Virender Sehwag – Rara Avis

Those for whom the bleep test is an approaching nightmare, the yoyo a yearning easily ignored, the skin-fold measuring device as welcome as a dentist’s drill, the press conference a void to be avoided and foot movement a distraction from the job of laying bat on ball, Virenda Sehwag is an idol.

Well, he may not be as fond of full-fat ice cream as Samit Patel, but he looks as if he enjoys food, doesn’t enjoy exercise and could be a computer salesman off the cricket pitch with short sleeve shirt and chinos rather than one of the world’s most exceptional batsmen.

But mark well, there is a great deal of technical skill and discipline on show when Sehwag bats.

In a game that takes place in the four dimensions of in/out, up/down, here/there and time, the odds are far better if the batsman uses either a perfectly perpendicular or a perfectly horizontal bat – anything in between increases the difficulties of meeting the ball at the batsman’s choice of contact point. 

In fact, it is more important that you hold to the straight and the horizontal than that you use the full face of the bat. 

Sobers and Lara both had the knack of applying the same swing but varying the amount of the face that was applied to the ball.  They could ‘slice’ and intentionally reach the straightest or finest of third man and fine leg boundaries.

Ditto Virender.

This special technique can only be built upon a spectacular pair of eyes but when these rare things come together you have master batsmen who can drive a ball in an arc of over 270 degrees, all along the ground, over the in-field or across the rope, whichever they choose.

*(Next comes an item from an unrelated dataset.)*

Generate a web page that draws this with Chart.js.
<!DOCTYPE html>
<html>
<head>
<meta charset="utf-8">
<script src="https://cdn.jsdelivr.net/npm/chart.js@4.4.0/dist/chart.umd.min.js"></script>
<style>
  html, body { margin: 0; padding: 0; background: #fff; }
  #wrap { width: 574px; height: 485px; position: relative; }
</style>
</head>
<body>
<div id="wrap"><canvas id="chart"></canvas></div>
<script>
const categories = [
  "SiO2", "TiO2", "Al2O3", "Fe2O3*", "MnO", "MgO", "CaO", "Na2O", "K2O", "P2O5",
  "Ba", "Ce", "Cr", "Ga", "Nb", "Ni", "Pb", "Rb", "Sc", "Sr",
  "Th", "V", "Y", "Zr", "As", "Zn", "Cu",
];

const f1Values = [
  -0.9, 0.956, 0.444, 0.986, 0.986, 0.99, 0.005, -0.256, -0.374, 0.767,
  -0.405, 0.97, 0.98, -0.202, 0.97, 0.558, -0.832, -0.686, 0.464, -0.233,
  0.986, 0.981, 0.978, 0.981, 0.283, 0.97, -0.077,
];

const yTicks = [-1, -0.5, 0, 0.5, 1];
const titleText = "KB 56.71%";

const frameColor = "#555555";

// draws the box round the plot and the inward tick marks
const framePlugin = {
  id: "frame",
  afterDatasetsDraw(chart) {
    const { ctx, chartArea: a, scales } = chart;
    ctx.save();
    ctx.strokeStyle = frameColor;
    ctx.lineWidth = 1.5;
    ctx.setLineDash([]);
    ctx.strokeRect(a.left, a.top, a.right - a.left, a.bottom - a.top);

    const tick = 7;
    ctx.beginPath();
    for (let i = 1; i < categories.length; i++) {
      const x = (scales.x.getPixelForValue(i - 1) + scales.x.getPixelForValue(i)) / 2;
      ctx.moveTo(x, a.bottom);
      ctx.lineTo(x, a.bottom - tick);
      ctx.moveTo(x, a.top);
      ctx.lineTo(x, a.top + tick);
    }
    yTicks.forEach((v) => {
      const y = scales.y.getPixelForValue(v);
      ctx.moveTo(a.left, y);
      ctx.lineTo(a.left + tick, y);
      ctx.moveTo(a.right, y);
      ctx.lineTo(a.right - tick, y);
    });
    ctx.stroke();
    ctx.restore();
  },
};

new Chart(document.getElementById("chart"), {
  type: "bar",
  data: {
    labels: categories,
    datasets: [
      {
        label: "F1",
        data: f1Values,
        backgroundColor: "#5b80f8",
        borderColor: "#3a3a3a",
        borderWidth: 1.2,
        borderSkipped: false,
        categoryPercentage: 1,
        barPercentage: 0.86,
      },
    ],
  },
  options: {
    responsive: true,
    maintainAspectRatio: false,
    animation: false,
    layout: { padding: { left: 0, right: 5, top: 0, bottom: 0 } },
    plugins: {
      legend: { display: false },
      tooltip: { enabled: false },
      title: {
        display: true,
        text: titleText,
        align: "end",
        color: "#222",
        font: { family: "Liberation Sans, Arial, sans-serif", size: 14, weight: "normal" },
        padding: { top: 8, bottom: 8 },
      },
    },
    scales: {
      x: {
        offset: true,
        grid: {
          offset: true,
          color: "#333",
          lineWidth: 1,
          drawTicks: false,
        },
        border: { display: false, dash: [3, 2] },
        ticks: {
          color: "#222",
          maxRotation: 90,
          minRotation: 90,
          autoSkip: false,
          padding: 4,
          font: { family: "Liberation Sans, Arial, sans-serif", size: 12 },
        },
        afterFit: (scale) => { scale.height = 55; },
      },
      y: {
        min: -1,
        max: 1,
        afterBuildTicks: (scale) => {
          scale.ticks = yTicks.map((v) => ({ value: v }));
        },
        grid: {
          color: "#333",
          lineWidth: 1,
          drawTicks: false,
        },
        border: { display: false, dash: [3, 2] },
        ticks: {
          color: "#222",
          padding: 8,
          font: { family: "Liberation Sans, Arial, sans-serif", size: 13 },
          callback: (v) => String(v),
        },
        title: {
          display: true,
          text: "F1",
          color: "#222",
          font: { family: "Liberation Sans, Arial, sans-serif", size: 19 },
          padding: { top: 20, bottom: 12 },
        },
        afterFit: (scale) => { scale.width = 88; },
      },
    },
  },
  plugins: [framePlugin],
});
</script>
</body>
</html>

This gives them so many relatively safe scoring directions from an identical ball that they pierce the field at will.

The early Ben Hollioake looked to have the same skill, but cricket was robbed of the chance to see how he would use it.

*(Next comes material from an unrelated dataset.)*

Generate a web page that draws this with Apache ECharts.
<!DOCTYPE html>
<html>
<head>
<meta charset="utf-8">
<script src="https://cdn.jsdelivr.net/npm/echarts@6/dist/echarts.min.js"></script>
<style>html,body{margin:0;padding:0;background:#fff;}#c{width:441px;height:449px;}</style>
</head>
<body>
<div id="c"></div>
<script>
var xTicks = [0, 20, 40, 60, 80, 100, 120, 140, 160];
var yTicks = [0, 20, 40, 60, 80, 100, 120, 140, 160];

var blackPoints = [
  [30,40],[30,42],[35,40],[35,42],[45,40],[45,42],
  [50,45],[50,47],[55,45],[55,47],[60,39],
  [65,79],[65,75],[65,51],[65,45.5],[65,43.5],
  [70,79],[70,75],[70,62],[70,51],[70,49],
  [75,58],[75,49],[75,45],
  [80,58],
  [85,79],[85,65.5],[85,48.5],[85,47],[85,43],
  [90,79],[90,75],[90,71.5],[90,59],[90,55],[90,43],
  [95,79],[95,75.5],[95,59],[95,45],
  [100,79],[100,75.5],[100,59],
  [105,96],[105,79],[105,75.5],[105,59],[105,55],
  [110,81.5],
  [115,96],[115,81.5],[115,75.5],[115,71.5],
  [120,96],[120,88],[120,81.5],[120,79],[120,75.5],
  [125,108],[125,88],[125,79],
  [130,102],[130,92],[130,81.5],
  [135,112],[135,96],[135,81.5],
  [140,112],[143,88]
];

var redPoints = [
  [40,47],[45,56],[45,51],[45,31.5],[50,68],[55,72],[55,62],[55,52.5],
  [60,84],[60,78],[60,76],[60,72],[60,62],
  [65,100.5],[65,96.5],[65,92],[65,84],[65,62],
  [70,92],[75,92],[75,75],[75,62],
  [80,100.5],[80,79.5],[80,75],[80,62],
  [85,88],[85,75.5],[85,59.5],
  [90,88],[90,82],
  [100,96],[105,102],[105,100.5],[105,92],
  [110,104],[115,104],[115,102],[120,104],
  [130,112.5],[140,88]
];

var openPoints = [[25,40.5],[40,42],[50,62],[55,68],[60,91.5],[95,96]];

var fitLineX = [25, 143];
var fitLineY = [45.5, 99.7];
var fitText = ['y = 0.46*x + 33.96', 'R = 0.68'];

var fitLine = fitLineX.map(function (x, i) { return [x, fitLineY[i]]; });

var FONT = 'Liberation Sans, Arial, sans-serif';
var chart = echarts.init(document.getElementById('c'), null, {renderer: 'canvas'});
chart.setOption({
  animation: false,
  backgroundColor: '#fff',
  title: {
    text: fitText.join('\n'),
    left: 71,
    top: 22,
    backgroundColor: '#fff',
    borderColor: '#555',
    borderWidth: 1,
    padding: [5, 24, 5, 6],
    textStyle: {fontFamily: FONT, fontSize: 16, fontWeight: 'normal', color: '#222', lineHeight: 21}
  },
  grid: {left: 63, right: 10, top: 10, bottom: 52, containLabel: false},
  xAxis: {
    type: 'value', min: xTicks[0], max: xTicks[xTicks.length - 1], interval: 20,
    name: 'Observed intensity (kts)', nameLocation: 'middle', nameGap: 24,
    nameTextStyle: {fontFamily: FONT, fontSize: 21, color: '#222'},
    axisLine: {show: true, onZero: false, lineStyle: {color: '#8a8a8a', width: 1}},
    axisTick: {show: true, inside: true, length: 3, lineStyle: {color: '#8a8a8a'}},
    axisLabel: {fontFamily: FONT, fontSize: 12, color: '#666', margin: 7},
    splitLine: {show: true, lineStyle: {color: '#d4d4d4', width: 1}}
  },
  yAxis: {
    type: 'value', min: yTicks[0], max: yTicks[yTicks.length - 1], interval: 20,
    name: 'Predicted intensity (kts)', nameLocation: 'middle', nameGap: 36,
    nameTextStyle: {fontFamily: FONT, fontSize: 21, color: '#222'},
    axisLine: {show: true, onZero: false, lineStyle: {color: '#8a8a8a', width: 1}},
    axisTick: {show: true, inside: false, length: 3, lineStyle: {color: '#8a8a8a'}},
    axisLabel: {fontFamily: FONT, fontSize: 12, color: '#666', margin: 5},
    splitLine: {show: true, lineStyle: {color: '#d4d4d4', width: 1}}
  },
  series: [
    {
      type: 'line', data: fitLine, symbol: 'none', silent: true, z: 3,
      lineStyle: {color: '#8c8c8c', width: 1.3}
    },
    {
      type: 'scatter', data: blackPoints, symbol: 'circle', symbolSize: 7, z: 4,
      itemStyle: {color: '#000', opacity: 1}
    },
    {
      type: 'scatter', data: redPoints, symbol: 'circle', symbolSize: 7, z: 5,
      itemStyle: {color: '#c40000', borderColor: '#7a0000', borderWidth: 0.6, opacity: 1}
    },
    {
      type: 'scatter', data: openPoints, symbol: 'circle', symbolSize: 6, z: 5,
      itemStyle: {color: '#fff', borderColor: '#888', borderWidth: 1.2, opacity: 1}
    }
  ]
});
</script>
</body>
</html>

The remarkable thing about Sehwag is that this precision eyesight normally decays with age requiring a mid career change of technique.  Even Sobers and Lara found it harder and harder as they grew older and made adaptions, but Virender treated the world to a superb display this week in his 219 in 149 balls with 25 fours and seven sixes at the age of 33.

 

The conditions and the opponents were ideal but it was still an awesome display.

While the new religionists in cricket put their novitiates through the Inquisition of their gruelling torture physical conditioning, making them more injury prone on the way, they must have to shield their eyes from the heresy Sehwag preaches. 

His creed is sacrilege and all the more full of heavenly wonder for that.

And his calling and running between the wickets? 

Well that is in the Compton class of absolute entertainment.